Former Warren official files $5 million lawsuit for medical marijuana patients

A former Warren city official is suing the city for $5 million on behalf of medical marijuana patients. He says the city is blocking their legal right to use the drug.

There are 23 plaintiffs in all, including the Michigan Safe Transfer Center which claims it has been subject to illegal searches and seizures and that the city is doing everything in its power to shut them down.

"You feel like you shouldn't have this," said Debra Vought, a patient. "It's legal and it's helpful. I don't understand what the problem is."

Vought, who suffers from chronic back pain, claims she has her legal medical marijuana card but the city of Warren is making it almost impossible to get her medicine.

Standing in the way of people like Bryan Mazurkiewicz, who runs a transfer facility - a safe place where patients can meet with caregivers to purchase their medical marijuana.

"That's what is frustrating,'” said Mazurkiewicz. "You come in every day you and you're trying to make a difference and it goes back to the same thing. You are labeled a drug dealer."

That's why former Warren Deputy Mayor Michael Greiner is suing the city he use to work for.

The attorney, who leases his building on Hoover Road to the marijuana transfer facility, claims caregivers and patients have been victims of police intimidation and unlawful raids.

"They have been subjected to repeated harassment by the city of Warren," Greiner said. "Unlawfully detained, no charges have ever been brought against them, because they haven't violated the law."

FOX 2: "There is speculation you may be behind the raids, the harassment within the city of Warren?"

"No this location, I don't know anything about," Mayor Jim Fouts said.

Fouts, who denies ordering any sort of a police presence at that location, is surprised about the lawsuit. He says he respects the medical marijuana law and people who conduct their business legally.

His concern is the complaints the city has received from neighbors of dispensaries.

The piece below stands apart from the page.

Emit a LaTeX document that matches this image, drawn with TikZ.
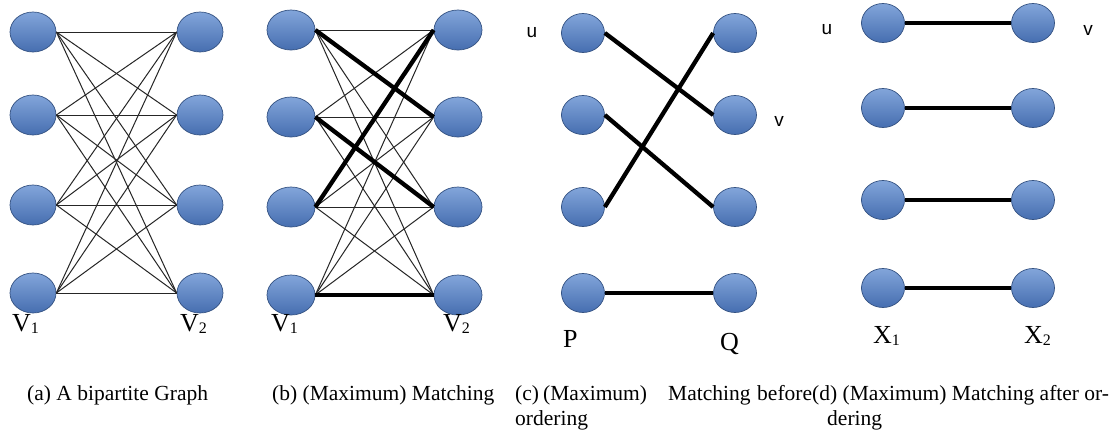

"It appears to be instead of pot for patients, it appears to be pot for profit," Fouts said. "That's what we're concerned about, the odor and offensive problems that medical marijuana in some cases, creates in the neighborhoods."

Right now, Fouts is working on an ordinance that would regulate medical marijuana dispensaries, the smell and the traffic.

Greiner can't help but wonder why the city continues to stand in the way when he claims this transfer facility already complies with similar state regulations.

"We've tried to work with the city for months now to try to resolve this," Greiner said. "They have essentially treated us as if we are nothing more than criminals."

Fouts wants to move the transfer centers and dispensaries to zoned, industrial areas as part of the ordinance he hopes to introduce in November.